• _STATED TASK_
Only the lines between the line holding "Clone this chart in matplotlib." and the line holding "plt.rcParams['font.family'] = ['Lato', 'DejaVu", both of those included, should be copied exactly; drop the pictures.

• _RECORDS FOR THIS TASK_
'''
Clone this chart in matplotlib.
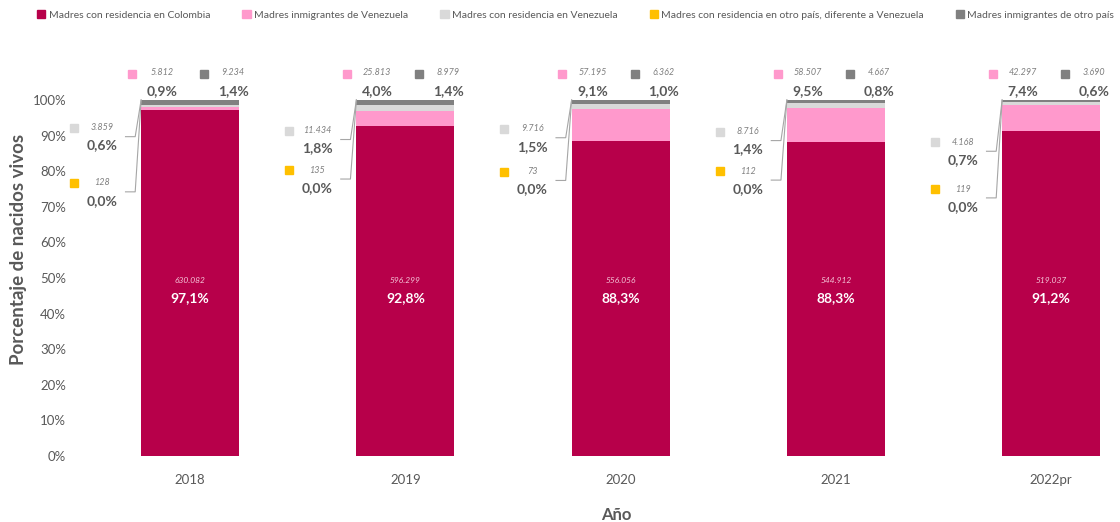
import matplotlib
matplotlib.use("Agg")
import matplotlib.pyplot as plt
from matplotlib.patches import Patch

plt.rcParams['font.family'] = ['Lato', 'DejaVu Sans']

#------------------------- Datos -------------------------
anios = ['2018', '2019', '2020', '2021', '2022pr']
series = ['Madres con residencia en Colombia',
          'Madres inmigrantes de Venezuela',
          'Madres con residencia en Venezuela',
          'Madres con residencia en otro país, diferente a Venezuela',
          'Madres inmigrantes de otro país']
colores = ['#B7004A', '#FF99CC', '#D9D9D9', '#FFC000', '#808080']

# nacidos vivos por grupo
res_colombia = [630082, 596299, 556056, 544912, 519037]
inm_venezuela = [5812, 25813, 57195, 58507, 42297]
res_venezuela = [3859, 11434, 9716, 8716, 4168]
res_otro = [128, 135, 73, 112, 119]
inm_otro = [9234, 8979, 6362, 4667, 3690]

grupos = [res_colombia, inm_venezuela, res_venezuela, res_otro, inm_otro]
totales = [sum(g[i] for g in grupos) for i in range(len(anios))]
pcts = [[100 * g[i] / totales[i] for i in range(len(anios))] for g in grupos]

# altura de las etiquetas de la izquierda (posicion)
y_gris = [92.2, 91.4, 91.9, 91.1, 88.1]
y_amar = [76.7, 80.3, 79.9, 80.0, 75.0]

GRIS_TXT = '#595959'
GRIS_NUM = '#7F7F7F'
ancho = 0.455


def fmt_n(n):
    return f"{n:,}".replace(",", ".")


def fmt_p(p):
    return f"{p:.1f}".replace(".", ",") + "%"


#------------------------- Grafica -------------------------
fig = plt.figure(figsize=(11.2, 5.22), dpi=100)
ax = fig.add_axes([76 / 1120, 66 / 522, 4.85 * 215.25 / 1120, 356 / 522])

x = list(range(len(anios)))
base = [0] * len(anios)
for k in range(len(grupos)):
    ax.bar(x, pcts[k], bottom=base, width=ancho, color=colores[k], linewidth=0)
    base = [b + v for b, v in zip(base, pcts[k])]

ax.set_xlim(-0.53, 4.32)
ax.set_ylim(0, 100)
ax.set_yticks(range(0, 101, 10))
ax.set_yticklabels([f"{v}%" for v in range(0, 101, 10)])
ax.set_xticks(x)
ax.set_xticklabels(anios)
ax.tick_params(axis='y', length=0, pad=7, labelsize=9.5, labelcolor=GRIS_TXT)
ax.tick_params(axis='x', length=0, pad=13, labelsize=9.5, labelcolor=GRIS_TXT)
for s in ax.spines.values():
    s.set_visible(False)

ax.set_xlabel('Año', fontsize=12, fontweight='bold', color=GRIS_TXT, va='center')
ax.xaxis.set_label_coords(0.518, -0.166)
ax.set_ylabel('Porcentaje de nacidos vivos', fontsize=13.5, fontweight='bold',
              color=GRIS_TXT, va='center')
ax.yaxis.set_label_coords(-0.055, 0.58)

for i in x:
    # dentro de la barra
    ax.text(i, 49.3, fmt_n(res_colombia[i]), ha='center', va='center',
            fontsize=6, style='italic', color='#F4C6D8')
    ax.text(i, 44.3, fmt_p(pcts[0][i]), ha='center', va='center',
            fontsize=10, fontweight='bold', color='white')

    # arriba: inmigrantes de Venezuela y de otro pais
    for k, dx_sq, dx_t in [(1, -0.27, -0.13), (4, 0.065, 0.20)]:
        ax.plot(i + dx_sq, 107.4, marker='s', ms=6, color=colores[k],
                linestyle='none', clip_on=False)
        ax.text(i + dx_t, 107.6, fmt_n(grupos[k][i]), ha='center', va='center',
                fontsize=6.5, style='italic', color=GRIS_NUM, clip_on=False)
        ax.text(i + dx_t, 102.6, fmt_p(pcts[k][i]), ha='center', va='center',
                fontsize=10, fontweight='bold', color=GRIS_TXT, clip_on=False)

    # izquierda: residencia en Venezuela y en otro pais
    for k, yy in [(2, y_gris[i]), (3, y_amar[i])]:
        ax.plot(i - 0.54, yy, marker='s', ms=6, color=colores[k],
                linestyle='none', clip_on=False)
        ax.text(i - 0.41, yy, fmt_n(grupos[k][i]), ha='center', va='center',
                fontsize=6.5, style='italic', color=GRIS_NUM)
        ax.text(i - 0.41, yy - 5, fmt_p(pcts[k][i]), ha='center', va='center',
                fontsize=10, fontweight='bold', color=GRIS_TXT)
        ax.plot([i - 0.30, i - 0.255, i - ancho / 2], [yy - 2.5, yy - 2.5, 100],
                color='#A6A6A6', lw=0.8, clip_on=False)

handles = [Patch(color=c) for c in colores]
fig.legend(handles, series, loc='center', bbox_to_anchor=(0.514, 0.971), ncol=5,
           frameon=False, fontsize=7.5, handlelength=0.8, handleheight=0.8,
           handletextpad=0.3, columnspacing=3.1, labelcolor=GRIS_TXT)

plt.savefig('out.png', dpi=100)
'''
'''
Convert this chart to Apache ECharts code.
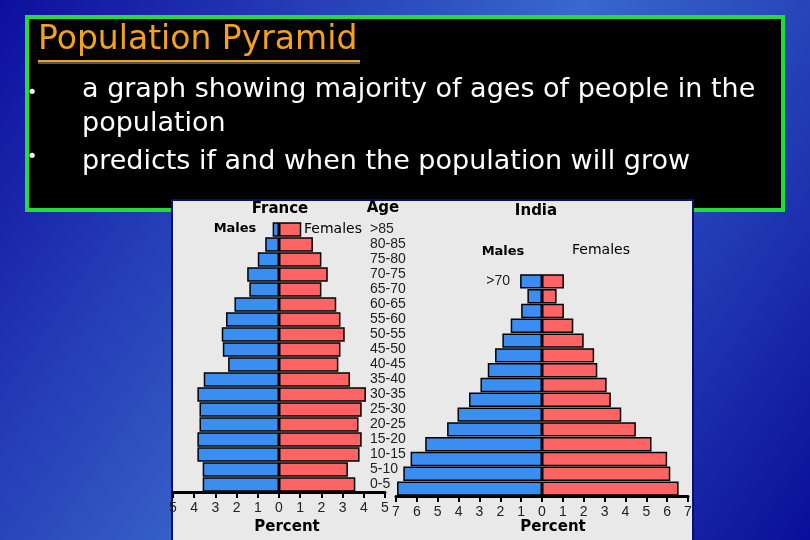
'''
• _RESPONSE_
Clone this chart in matplotlib.
import matplotlib
matplotlib.use("Agg")
import matplotlib.pyplot as plt
from matplotlib.patches import Patch

plt.rcParams['font.family'] = ['Lato', 'DejaVu Sans']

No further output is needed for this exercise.